‘Jeitinho’ criminoso
Enquanto persistir a ideia de que falsificar um atestado é apenas “dar um perdido”, estaremos não só normalizando a desonestidade, mas cultivando um terreno fértil para a impunidade

A falsificação de atestados médicos deixou de ser um caso isolado para se tornar uma epidemia de má-fé em Rio Preto. Reportagem publicada no último domingo, 10, pelo Diário releva que, em apenas três anos, o número de fraudes quase triplicou - de 17 em 2022 para 50 em 2024, ultrapassando já em julho de 2025 a marca de 61 casos. Por trás desses números, há uma cultura nociva: a de tratar a mentira como esperteza e a fraude como solução rápida para fugir das responsabilidades no trabalho.
Falsificar ou adulterar um atestado não é um “jeitinho” para escapar de um dia cansativo ou de uma tarefa desagradável. É crime previsto no Código Penal, com pena que pode chegar a seis anos de prisão quando o documento é público. Além disso, o uso de documento falso, mesmo que produzido por outra pessoa, é igualmente punível. A “brincadeira” pode sair cara - em dinheiro, na carreira e na ficha criminal.
Os exemplos são tão absurdos quanto reveladores. Psiquiatras diagnosticando cólicas renais enquanto estavam de férias no exterior; atestados odontológicos emitidos por médicos; rasuras grotescas que transformam um dia de afastamento em cinco. Casos que chegam a ser risíveis, não fosse o fato de revelarem um problema sério, que mina a confiança entre empregadores e empregados e sobrecarrega o sistema de saúde e o Judiciário.
Especialistas são claros: diante de um atestado falso, a demissão por justa causa não é apenas legítima, mas necessária. O ato rompe o elo de confiança que sustenta qualquer relação de trabalho. Ao mesmo tempo, a pena branda para réus primários, aliada à baixa percepção de risco, alimenta a reincidência. É o ciclo perfeito para que o crime continue se repetindo.
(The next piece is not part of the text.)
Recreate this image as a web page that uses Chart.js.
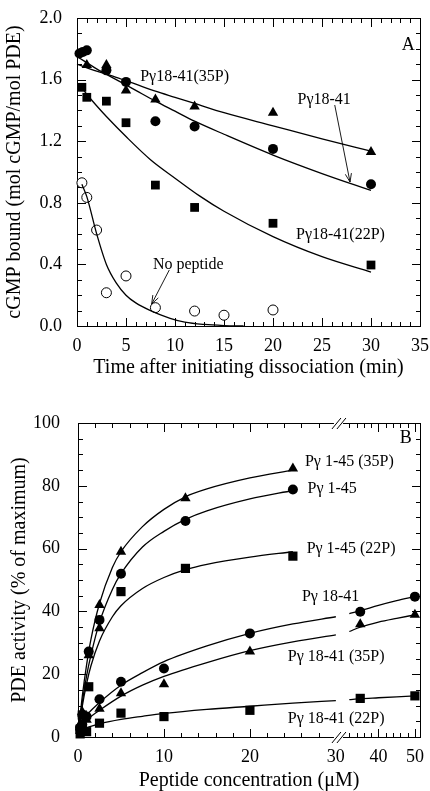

Fraudar um atestado não prejudica apenas o patrão. Afeta colegas que assumem a carga de trabalho, distorce estatísticas de saúde, onera empresas e, em larga escala, corrói a credibilidade de documentos que deveriam ser sagrados para a preservação da dignidade humana.
Combater o problema exige mais que repressão. Passa por sistemas mais seguros de emissão e validação de documentos, por equipes de saúde ocupacional atuantes dentro das empresas e por treinamentos que capacitem gestores a identificar indícios de fraude. E, sobretudo, por uma mudança cultural que devolva à palavra “jeito” o sentido de criatividade e solução legítima, e não de atalho ilícito.
Enquanto persistir a ideia de que falsificar um atestado é apenas “dar um perdido” no trabalho, estaremos não só normalizando a desonestidade, mas cultivando um terreno fértil para a impunidade. E, nesse campo, o que floresce não é o descanso merecido - é a corrupção do caráter.